Abstract

This paper proposes a methodological approach in risk analysis of interdependent manufacturing systems which is based on Ghosh model - a variation of the Leontief input-output model. The proposed approach is able to quantify the impact of supply perturbations in a manufacturing system in terms of cost-price increase in production output due to increase in prices of value-added input brought about by degraded supply resulting from natural or man-made disasters and sudden policy changes. Unlike demand-driven perturbation models presented in literature, the supply-driven inoperability input-output model (SIIM) appears to be more relevant particularly in make-to-order manufacturing systems as demand is usually pre-determined and production costs typically increase when prices of inputs increase. An actual case study was carried out in a furniture manufacturing firm in central Philippines and three scenarios were presented to illustrate the proposed approach: (1) a sudden log ban in the location of the supplier, (2) increase in labor costs and (3) metal shortage caused by severe weather condition.

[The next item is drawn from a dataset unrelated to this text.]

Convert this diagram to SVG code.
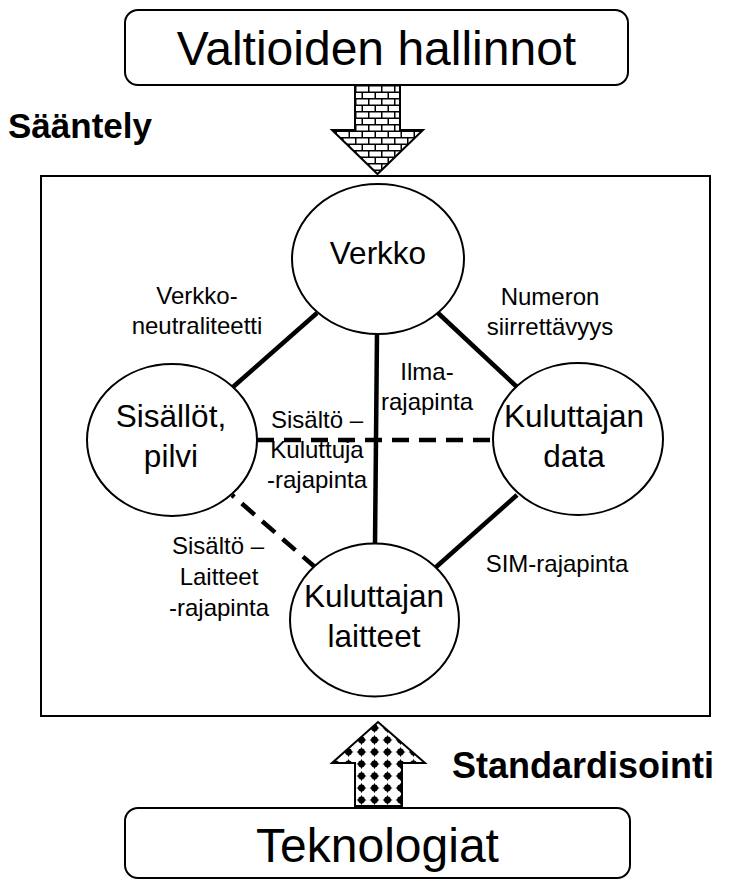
<svg xmlns="http://www.w3.org/2000/svg" width="730" height="881" viewBox="0 0 730 881">
<style>
.box{fill:#fff;stroke:#000;stroke-width:2}
.node{fill:#fff;stroke:#000;stroke-width:2}
.big{font-family:"Liberation Sans",Arial,sans-serif;font-size:48px;fill:#000;text-anchor:middle}
.nt{font-family:"Liberation Sans",Arial,sans-serif;font-size:31.5px;fill:#000;text-anchor:middle}
.lb{font-family:"Liberation Sans",Arial,sans-serif;font-size:24px;fill:#000;text-anchor:middle}
.bold{font-family:"Liberation Sans",Arial,sans-serif;font-weight:bold;fill:#000}
.solid{stroke:#000;stroke-width:4.5;fill:none}
.dash{stroke:#000;stroke-width:4.5;fill:none;stroke-dasharray:17 10}
.arrow{stroke:#000;stroke-width:2}
</style>
<defs>
<pattern id="brick" patternUnits="userSpaceOnUse" x="355" y="85" width="13" height="13">
<rect width="13" height="13" fill="#fff"/>
<path d="M0 0.75H13M0 7.25H13M0.75 0V6.5M7.25 6.5V13" stroke="#000" stroke-width="1.5" fill="none"/>
</pattern>
<pattern id="dots" patternUnits="userSpaceOnUse" x="355" y="722" width="13" height="12">
<rect width="13" height="12" fill="#fff"/>
<circle cx="6.5" cy="6" r="3.4" fill="#000"/>
<path d="M6.5 0.8L7.9 4.6L11.7 6L7.9 7.4L6.5 11.2L5.1 7.4L1.3 6L5.1 4.6Z" fill="#000"/>
</pattern>
</defs>

<g id="valtioiden-hallinnot">
<rect class="box" x="125" y="10" width="503" height="75" rx="13"/>
<text class="big" x="376.5" y="65">Valtioiden hallinnot</text>
</g>

<g id="saantely-arrow">
<path class="arrow" fill="url(#brick)" d="M355 85H400V130H423L377.5 174L332 130H355Z"/>
<text class="bold" x="8" y="138" font-size="35">Sääntely</text>
</g>

<g id="frame">
<rect x="41" y="176" width="669" height="540" fill="none" stroke="#000" stroke-width="2"/>
</g>

<g id="connectors">
<line class="solid" x1="317" y1="313" x2="233" y2="387"/>
<line class="solid" x1="438" y1="313" x2="517" y2="387"/>
<line class="solid" x1="377" y1="333" x2="375" y2="545"/>
<line class="solid" x1="517" y1="495" x2="435" y2="568"/>
<line class="dash" x1="257" y1="440" x2="493" y2="440"/>
<line class="dash" x1="232" y1="495" x2="316" y2="568" stroke-dashoffset="14"/>
</g>

<g id="labels">
<text class="lb" x="197" y="304">Verkko-</text>
<text class="lb" x="197" y="334">neutraliteetti</text>
<text class="lb" x="550" y="305">Numeron</text>
<text class="lb" x="550" y="335">siirrettävyys</text>
<text class="lb" x="427" y="380">Ilma-</text>
<text class="lb" x="427" y="410">rajapinta</text>
<text class="lb" x="317" y="428">Sisältö –</text>
<text class="lb" x="317" y="458">Kuluttuja</text>
<text class="lb" x="317" y="488">-rajapinta</text>
<text class="lb" x="218" y="554">Sisältö –</text>
<text class="lb" x="219" y="585">Laitteet</text>
<text class="lb" x="219" y="616">-rajapinta</text>
<text class="lb" x="557" y="572">SIM-rajapinta</text>
</g>

<g id="verkko">
<ellipse class="node" cx="378" cy="259" rx="86" ry="75"/>
<text class="nt" x="378" y="264">Verkko</text>
</g>

<g id="sisallot-pilvi">
<ellipse class="node" cx="172" cy="440" rx="85" ry="76"/>
<text class="nt" x="171" y="427">Sisällöt,</text>
<text class="nt" x="171" y="467">pilvi</text>
</g>

<g id="kuluttajan-data">
<ellipse class="node" cx="578" cy="439" rx="85" ry="76"/>
<text class="nt" x="574" y="427">Kuluttajan</text>
<text class="nt" x="574" y="467">data</text>
</g>

<g id="kuluttajan-laitteet">
<ellipse class="node" cx="374.5" cy="620" rx="84.5" ry="76.5"/>
<text class="nt" x="374" y="607">Kuluttajan</text>
<text class="nt" x="374" y="647">laitteet</text>
</g>

<g id="standardisointi-arrow">
<path class="arrow" fill="url(#dots)" d="M378 722L425 763H402V806H355V763H332Z"/>
<text class="bold" x="452" y="778" font-size="36">Standardisointi</text>
</g>

<g id="teknologiat">
<rect class="box" x="125" y="808" width="505" height="70" rx="13"/>
<text class="big" x="377.5" y="862">Teknologiat</text>
</g>
</svg>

Results show that supply perturbation of upstream processes does not impact downstream processes as long as these processes remain independent of the perturbed upstream process as described in firm's system structure and topology. This also shows that the magnitude of impact of non-perturbed process depends on its nature of interdependence of the perturbed process. The proposed approach is highly relevant for manufacturing practitioners in formulating and implementing mitigation and adaptation policies.